Weak convergence of complex-valued measure for bi-product path space induced by quantum walk

TL;DR

This paper investigates the asymptotic behavior of a complex-valued measure on bi-product path spaces induced by quantum walks, establishing weak convergence theorems and exploring limits of weak values.

Contribution

It introduces a complex-valued measure for bi-product path spaces in quantum walks and proves weak convergence results for different types of return path sets.

Findings

Asymptotic behaviors of complex-valued measures are characterized.

Two weak convergence theorems are established.

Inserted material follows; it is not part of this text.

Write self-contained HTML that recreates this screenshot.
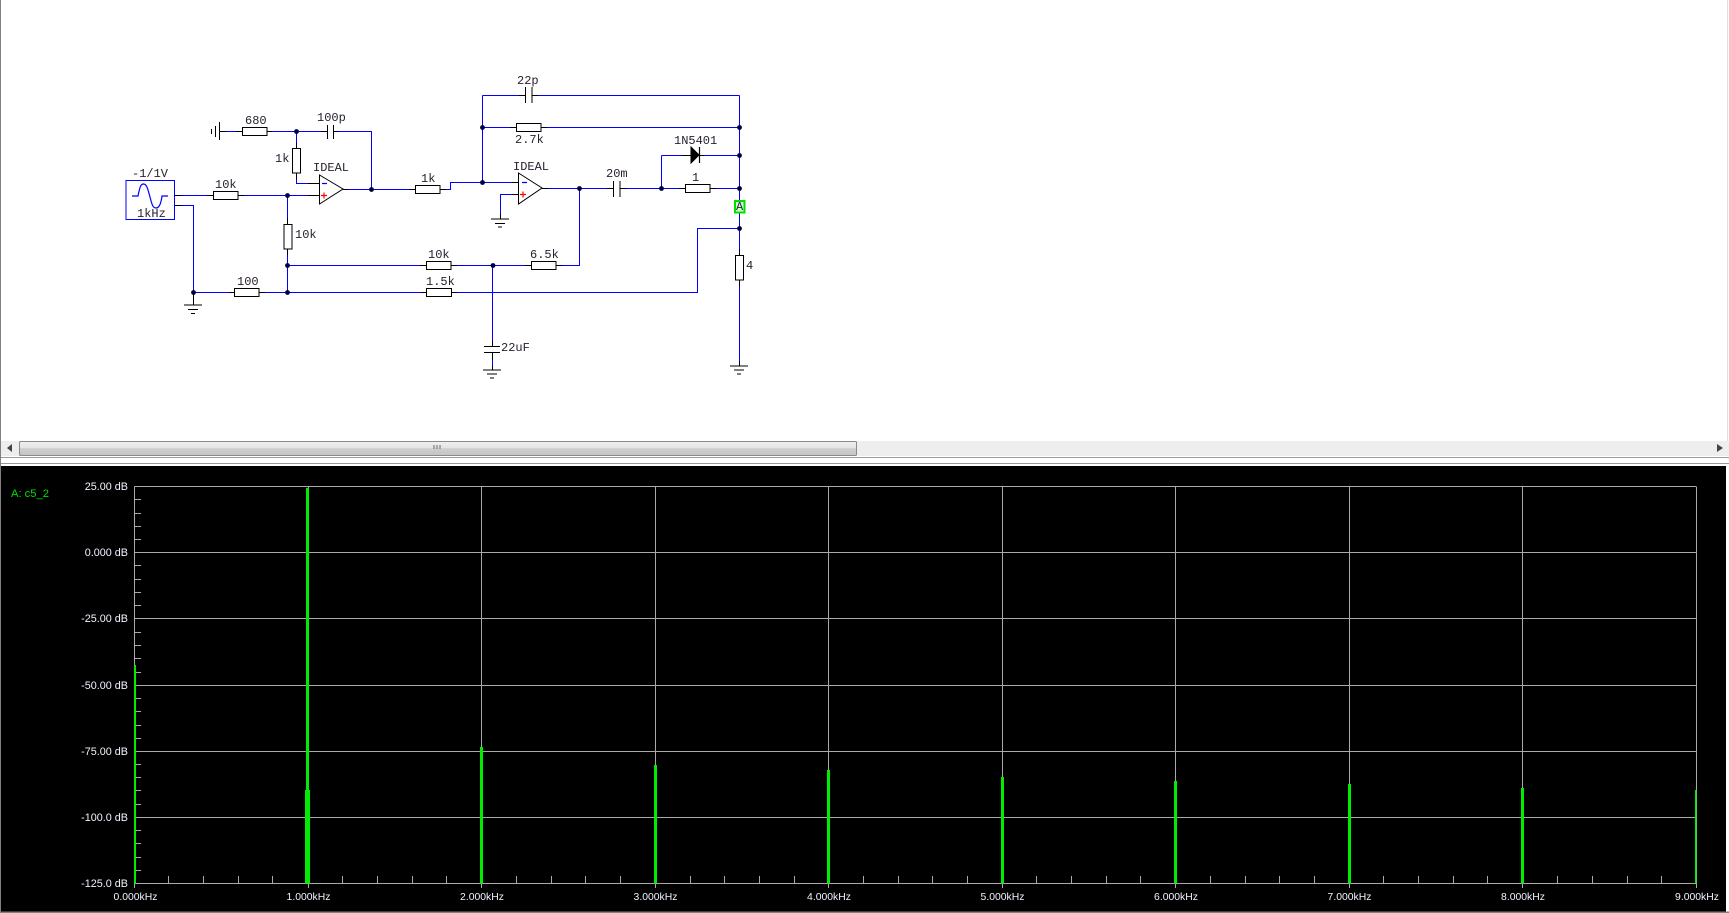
<!DOCTYPE html>
<html><head><meta charset="utf-8"><style>
html,body{margin:0;padding:0;background:#fff}
svg{display:block}
.c text{font-family:"Liberation Mono",monospace;font-size:12px;fill:#2a2030}
.p text{font-family:"Liberation Sans",sans-serif;font-size:10.4px;fill:#f0f4ff}
.p .y text{font-size:10.800px}
</style></head><body>
<svg width="1729" height="913" viewBox="0 0 1729 913" xmlns="http://www.w3.org/2000/svg">
<defs><linearGradient id="th" x1="0" y1="0" x2="0" y2="1"><stop offset="0" stop-color="#f0f0f0"/><stop offset=".45" stop-color="#e4e4e4"/><stop offset=".5" stop-color="#cfcfcf"/><stop offset="1" stop-color="#c4c4c4"/></linearGradient></defs>
<rect width="1729" height="913" fill="#fff"/>
<rect x="0" y="0" width="1" height="913" fill="#808080"/>
<rect x="1727" y="0" width="1" height="441" fill="#e0e0e0"/>
<rect x="1" y="441" width="1728" height="15" fill="#eeeeee"/>
<rect x="19.5" y="441.5" width="837" height="14" rx="1" fill="url(#th)" stroke="#8a8a8a"/>
<path d="M7 448 L12 444 V452 Z" fill="#444"/>
<path d="M1723 448 L1717 444 V452 Z" fill="#444"/>
<path d="M434 445V449M437 445V449M440 445V449" stroke="#666" fill="none"/>
<rect x="1" y="457" width="1728" height="1" fill="#999"/>
<rect x="1" y="463" width="1728" height="1" fill="#999"/>
<!-- circuit wires -->
<g fill="none" stroke="#0000ff" stroke-width="1.1" shape-rendering="crispEdges">
<path d="M182 195.500H207M244 195.500H308M287.500 195.500V218M287.500 255V292.500M182 205.500H193.500V292.500H229M265 292.500H421M287.500 265.500H420"/>
<path d="M226 131.500H236M272 131.500H327M333 131.500H371.500V189.500M296.500 131.500V143M296.500 179V183.500H308"/>
<path d="M348 189.500H409M446 189.500H450.500V182.500H512M482.500 95.500V182.500M482.500 127.500H510M547 127.500H739M482.500 95.500H519M538 95.500H739.500"/>
<path d="M548 188.500H607M626 188.500H679M716 188.500H739M661.500 155.500V188.500M661.500 155.500H682M704 155.500H739M739.500 95.500V200M739.500 213V249M739.500 286V361"/>
<path d="M579.500 188.500V265.500H562M525 265.500H457M492.500 265.500V341M492.500 360V366M457 292.500H697.500V228.500H739.500"/>
<path d="M512 194.500H500.500V214"/>
</g>
<!-- black leads -->
<g fill="none" stroke="#000" stroke-width="1.1" shape-rendering="crispEdges">
<path d="M174 195.500H182M174 205.500H182M207 195.500H213M238 195.500H244M287.500 218V224M287.500 249V255"/>
<path d="M229 292.500H234M259 292.500H265M421 292.500H427M452 292.500H457M420 265.500H426M451 265.500H457M525 265.500H531M556 265.500H562"/>
<path d="M236 131.500H242M267 131.500H272M321 131.500H327M333 131.500H338M219 131.500H226"/>
<path d="M296.500 143V148M296.500 173V179M308 183.500H319M308 195.500H319M343 189.500H348M409 189.500H415M440 189.500H446"/>
<path d="M510 127.500H516M541 127.500H547M519 95.500H525M532 95.500H538M512 182.500H518M512 194.500H518M542 188.500H548M607 188.500H613M620 188.500H626M679 188.500H685M710 188.500H716"/>
<path d="M682 155.500H691M699 155.500H704M739.500 249V255M739.500 280V286M739.500 361V366M492.500 341V346M492.500 352V360M492.500 366V370M500.500 214V219"/>
<path d="M193.500 292V305"/>
</g>
<!-- resistors -->
<g fill="#fff" stroke="#000" stroke-width="1.1" shape-rendering="crispEdges">
<rect x="213.500" y="191.500" width="24.500" height="8"/>
<rect x="284" y="224.500" width="8" height="24.500"/>
<rect x="234.500" y="288.500" width="24.500" height="8"/>
<rect x="426.500" y="288.500" width="25" height="8"/>
<rect x="426.500" y="261.500" width="24.500" height="8"/>
<rect x="242.500" y="127.500" width="24.500" height="8"/>
<rect x="292.500" y="148.500" width="8" height="24.500"/>
<rect x="415.500" y="185.500" width="24.500" height="8"/>
<rect x="516.500" y="123.500" width="24.500" height="8"/>
<rect x="531.500" y="261.500" width="24.500" height="8"/>
<rect x="685.500" y="184.500" width="24.500" height="8"/>
<rect x="735.500" y="255.500" width="8" height="24.500"/>
</g>
<!-- caps, grounds -->
<g fill="none" stroke="#000" stroke-width="1.1" shape-rendering="crispEdges">
<path d="M327.500 125V139M333.500 125V139M525.500 87V103M532 87V103M613.500 181V197M620 181V197M484 346.500H500M484 352.500H500"/>
<path d="M184 305H202M188 309.500H198M191 313.500H195"/>
<path d="M491 219H509M495 223.500H505M498 227H502"/>
<path d="M483 370H501M487 374H497M490 378H494"/>
<path d="M730 366H748M734 370H744M737 374H741"/>
<path d="M219.500 122V140M215.500 126V137M211.500 129V134"/>
</g>
<!-- opamps -->
<g fill="#fff" stroke="#000" stroke-width="1">
<path d="M319.500 175L343 189L319.500 204Z"/>
<path d="M518.500 173L542 188L518.500 204Z"/>
</g>
<path d="M322 183.500H327M522 182.500H527" stroke="#0000ff" stroke-width="1.2"/>
<path d="M321 195.500H327M324 192.500V198.500M520 194.500H526M523 191.500V197.500" stroke="#ff0000" stroke-width="1.2"/>
<!-- diode -->
<path d="M691 147L699 155L691 163Z" fill="#000" stroke="#000"/>
<path d="M699.500 147V163" stroke="#000" stroke-width="1.2"/>
<!-- source -->
<rect x="126" y="180.500" width="48.500" height="39" fill="#fff" stroke="#0000ff" stroke-width="1.1" shape-rendering="crispEdges"/>
<path d="M132 196H138C140 186 141 184 143.500 184C147 184 148 190 150 197C152 205 153 208 156 208C159 208 161 204 162 196H168" fill="none" stroke="#0000ff" stroke-width="1.2"/>
<!-- nodes -->
<g fill="#000033">
<circle cx="287.500" cy="195.500" r="2.400"/><circle cx="287.500" cy="265.500" r="2.400"/><circle cx="287.500" cy="292.500" r="2.400"/><circle cx="193.500" cy="292.500" r="2.400"/>
<circle cx="296.500" cy="131.500" r="2.400"/><circle cx="371.500" cy="189.500" r="2.400"/><circle cx="482.500" cy="182.500" r="2.400"/><circle cx="482.500" cy="127.500" r="2.400"/>
<circle cx="739.500" cy="127.500" r="2.400"/><circle cx="739.500" cy="155.500" r="2.400"/><circle cx="739.500" cy="188.500" r="2.400"/><circle cx="739.500" cy="228.500" r="2.400"/>
<circle cx="661.500" cy="188.500" r="2.400"/><circle cx="579.500" cy="188.500" r="2.400"/><circle cx="493" cy="265.500" r="2.400"/>
</g>
<!-- A tag -->
<rect x="735" y="201" width="9.500" height="11.500" fill="#cfffcf" stroke="#00e000" stroke-width="2"/>
<g class="c">
<text x="132" y="177">-1/1V</text>
<text x="137" y="217">1kHz</text>
<text x="215" y="188">10k</text>
<text x="295" y="238">10k</text>
<text x="428" y="258">10k</text>
<text x="426" y="285">1.5k</text>
<text x="237" y="285">100</text>
<text x="245" y="124">680</text>
<text x="317" y="121">100p</text>
<text x="275" y="162">1k</text>
<text x="313" y="171">IDEAL</text>
<text x="421" y="182">1k</text>
<text x="517" y="84">22p</text>
<text x="515" y="143">2.7k</text>
<text x="674" y="144">1N5401</text>
<text x="513" y="170">IDEAL</text>
<text x="606" y="177">20m</text>
<text x="692" y="181">1</text>
<text x="736" y="210">A</text>
<text x="530" y="258">6.5k</text>
<text x="501" y="351">22uF</text>
<text x="746" y="269">4</text>
</g>
<!-- plot -->
<rect x="1" y="466" width="1725" height="445.500" fill="#000"/>
<rect x="0" y="911.500" width="1729" height="1.500" fill="#808080"/>
<g fill="none" stroke="#aaaaaa" stroke-width="1">
<path d="M134.500 486.500H1696M134.500 552.500H1696M134.500 618.500H1696M134.500 685.500H1696M134.500 751.500H1696M134.500 817.500H1696M134.500 883.500H1696"/>
<path d="M134.500 486.500V888M308.500 486.500V888M481.500 486.500V888M655.500 486.500V888M828.500 486.500V888M1002.500 486.500V888M1175.500 486.500V888M1349.500 486.500V888M1522.500 486.500V888M1696.500 486.500V888"/>
<path d="M135 499.500h6M135 513.500h6M135 526.500h6M135 539.500h6M135 565.500h6M135 579.500h6M135 592.500h6M135 605.500h6M135 632.500h6M135 645.500h6M135 658.500h6M135 672.500h6M135 698.500h6M135 711.500h6M135 725.500h6M135 738.500h6M135 764.500h6M135 777.500h6M135 790.500h6M135 804.500h6M135 830.500h6M135 843.500h6M135 857.500h6M135 870.500h6"/>
<path d="M168.500 876v7M203.500 876v7M238.500 876v7M272.500 876v7M342.500 876v7M377.500 876v7M412.500 876v7M446.500 876v7M516.500 876v7M551.500 876v7M585.500 876v7M620.500 876v7M690.500 876v7M724.500 876v7M759.500 876v7M794.500 876v7M863.500 876v7M898.500 876v7M932.500 876v7M967.500 876v7M1036.500 876v7M1071.500 876v7M1106.500 876v7M1140.500 876v7M1210.500 876v7M1245.500 876v7M1279.500 876v7M1314.500 876v7M1383.500 876v7M1418.500 876v7M1453.500 876v7M1487.500 876v7M1557.500 876v7M1592.500 876v7M1627.500 876v7M1661.500 876v7"/>
</g>
<g fill="#00ec00">
<rect x="134" y="665" width="2" height="218.500"/>
<rect x="306" y="488" width="3" height="395.500"/>
<rect x="305" y="790" width="5" height="93.500"/>
<rect x="480" y="747" width="3" height="136.500"/>
<rect x="654" y="765" width="3" height="118.500"/>
<rect x="827" y="770" width="3" height="113.500"/>
<rect x="1001" y="777" width="3" height="106.500"/>
<rect x="1174" y="781" width="3" height="102.500"/>
<rect x="1348" y="784" width="3" height="99.500"/>
<rect x="1521" y="788" width="3" height="95.500"/>
<rect x="1695" y="790" width="1.500" height="93.500"/>
</g>
<g class="p">
<text x="11" y="497" style="fill:#00e000;font-size:11.200px">A: c5_2</text>
<g text-anchor="end" class="y">
<text x="128" y="490">25.00 dB</text>
<text x="128" y="556">0.000 dB</text>
<text x="128" y="622">-25.00 dB</text>
<text x="128" y="689">-50.00 dB</text>
<text x="128" y="755">-75.00 dB</text>
<text x="128" y="821">-100.0 dB</text>
<text x="128" y="887">-125.0 dB</text>
</g>
<g text-anchor="middle">
<text x="135.500" y="900">0.000kHz</text>
<text x="308.500" y="900">1.000kHz</text>
<text x="482" y="900">2.000kHz</text>
<text x="655.500" y="900">3.000kHz</text>
<text x="829" y="900">4.000kHz</text>
<text x="1002.500" y="900">5.000kHz</text>
<text x="1176" y="900">6.000kHz</text>
<text x="1349.500" y="900">7.000kHz</text>
<text x="1523" y="900">8.000kHz</text>
<text x="1697" y="900">9.000kHz</text>
</g>
</g>
</svg>
</body></html>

Results suggest a weak limit of weak values in quantum walk path spaces.

Abstract

In this paper, a complex-valued measure of bi-product path space induced by quantum walk is presented. In particular, we consider three types of conditional return paths in a power set of the bi-product path space (1) $\Lambda \times \Lambda $, (2) $\Lambda \times \Lambda'$ and (3) $\Lambda'\times \Lambda'$, where $\Lambda$ is the set of all $2n$-length ($n\in \mathbb{N}$) return paths and $\Lambda'(\subseteq \Lambda)$ is the set of all $2n$-length return paths going through $nx$ ($x\in [-1,1]$) at time $n$. We obtain asymptotic behaviors of the complex-valued measures for the situations (1)-(3) which imply two kinds of weak convergence theorems (Theorems 1 and 2). One of them suggests a weak limit of weak values.